Sociedad Limitada (SL). The Spanish equivalent of an LLC. Minimum capital of 3,000 EUR. Requires a notary, company registration, and ongoing accounting obligations. Worth it if you're raising investment, hiring employees, or want liability protection. Most founders who plan to stay and scale in Europe set up an SL.
Banking. Opening a personal bank account as a non-resident varies wildly by bank and branch. Sabadell and BBVA tend to be more foreigner-friendly. Bring your NIE, passport, proof of address, and patience. For business accounts, having an SL registered helps enormously. Wise or Revolut as a bridge for the first months.
How to plug in
The playbook is short.
Before you arrive. Join the Telegram chat. Read the last few weeks of messages. Check when the next Unicorn Embassy event is scheduled. Book an Airbnb in Ruzafa or Cabanyal for your first month.
Week one. Get your NIE appointment booked (the earlier the better — slots fill up). Get a Spanish SIM card (Lycamobile or Orange for cheap data). Walk Ruzafa, try two or three coworking spaces, find your default cafe. Go to whatever community event is happening.

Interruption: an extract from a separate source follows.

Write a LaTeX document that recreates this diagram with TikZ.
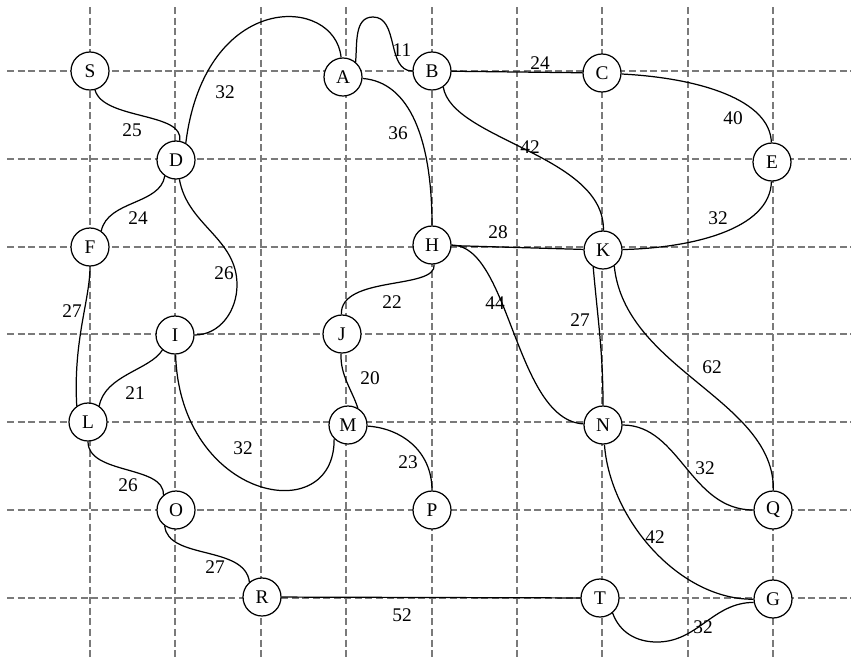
\documentclass[tikz,border=0pt]{standalone}
\usepackage{fontspec}
\setmainfont{Liberation Serif}
\usepackage{xcolor}
\usepackage{tikz}
\definecolor{GridGrey}{HTML}{7A7A7A}

\begin{document}
\begin{tikzpicture}[x=0.02cm, y=-0.02cm, font=\fontsize{11}{13}\selectfont,
  vtx/.style={draw, circle, fill=white, minimum size=7.6mm, inner sep=0pt, line width=0.7pt},
  grid line/.style={GridGrey, dash pattern=on 4pt off 2pt, line width=0.6pt},
  edge/.style={line width=0.7pt},
  wt/.style={inner sep=1pt}]
\useasboundingbox (0,0) rectangle (851,659);
%% dashed grid behind the graph
\foreach \y in {71,159,247,334,422,510,598}
  \draw[grid line] (7,\y) -- (851,\y);
\foreach \x in {90,175,261,346,432,517,602,688,773}
  \draw[grid line] (\x,7) -- (\x,659);
%% vertices
\foreach \n/\x/\y in {S/90/71, A/343/77, B/432/71, C/602/73, D/176/160, E/772/162,
    F/90/247, H/432/245, K/603/250, I/175/335, J/342/334, L/88/422, M/348/425,
    N/603/425, O/176/510, P/432/510, Q/773/510, R/262/597, T/600/598, G/773/599}
  \node[vtx] (\n) at (\x,\y) {\n};
\coordinate (pkAB) at (373,17);
\coordinate (bgDI) at (237,285);
\coordinate (dpTG) at (657,642);
%% edges
\draw[edge] (S) .. controls (103,120) and (185,112) .. (D);
\draw[edge] (D.60) .. controls (205,-10) and (335,-5) .. (A);
\draw[edge] (A.50) to[out=85,in=180] (pkAB) to[out=0,in=180] (B);
\draw[edge] (A) .. controls (410,82) and (432,140) .. (H);
\draw[edge] (B) -- (C);
\draw[edge] (B.-55) .. controls (452,140) and (605,155) .. (K);
\draw[edge] (C) .. controls (700,78) and (770,100) .. (E);
\draw[edge] (E) .. controls (770,230) and (690,248) .. (K);
\draw[edge] (H) -- (K);
\draw[edge] (H) .. controls (510,245) and (515,420) .. (N);
\draw[edge] (K.240) to[out=-85,in=90] (N);
\draw[edge] (K.-55) .. controls (625,370) and (775,400) .. (Q);
\draw[edge] (H) .. controls (437,290) and (340,275) .. (J);
\draw[edge] (D.-80) to[out=-80,in=90] (bgDI) to[out=-90,in=0] (I);
\draw[edge] (F.55) .. controls (108,200) and (160,205) .. (D.235);
\draw[edge] (F) .. controls (90,300) and (73,340) .. (L.125);
\draw[edge] (I.230) .. controls (150,370) and (105,375) .. (L.55);
\draw[edge] (I) .. controls (180,500) and (335,530) .. (M.225);
\draw[edge] (J) .. controls (340,375) and (352,390) .. (M.60);
\draw[edge] (M) .. controls (400,428) and (432,450) .. (P);
\draw[edge] (L) .. controls (88,475) and (165,465) .. (O.130);
\draw[edge] (O.235) .. controls (168,560) and (245,545) .. (R.130);
\draw[edge] (R) -- (T);
\draw[edge] (N) .. controls (680,425) and (690,510) .. (Q);
\draw[edge] (N) .. controls (610,520) and (680,600) .. (G);
\draw[edge] (T.-50) to[out=-70,in=180] (dpTG) to[out=0,in=180] (G.190);
%% weights
\foreach \w/\x/\y/\t in {wSD/132/130/25, wDA/225/92/32, wAB/402/50/11, wAH/398/133/36,
    wBC/540/63/24, wBK/530/147/42, wCE/733/118/40, wEK/718/218/32, wHK/498/232/28,
    wHN/495/303/44, wKN/580/320/27, wKQ/712/367/62, wHJ/392/302/22, wDI/224/273/26,
    wFD/138/218/24, wFL/72/311/27, wIL/135/393/21, wIM/243/448/32, wJM/370/378/20,
    wMP/408/462/23, wLO/128/485/26, wOR/215/567/27, wRT/402/615/52, wNQ/705/468/32,
    wNG/655/537/42, wTG/703/627/32}
  \node[wt] (\w) at (\x,\y) {\t};
\end{tikzpicture}
\end{document}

First month. By week three, the city feels small. You'll recognize faces at the coworking space. People will ask what you're building. Start the bureaucratic processes — empadronamiento, bank account, gestor if you're setting up a business. Don't wait.
Staying longer. Move off Airbnb to a rental contract (saves 30-40%). If you qualify, start the digital nomad visa process. Find your rhythm — the founders who get the most out of Valencia are the ones who commit to being here, not the ones who hedge between three cities.
Valencia is still early. The founders showing up now are shaping what the community becomes. That's not a marketing line — it's a description of where things are. The infrastructure is good. The legal framework is new and favorable. The cost math works. The only missing ingredient is more people who actually build things.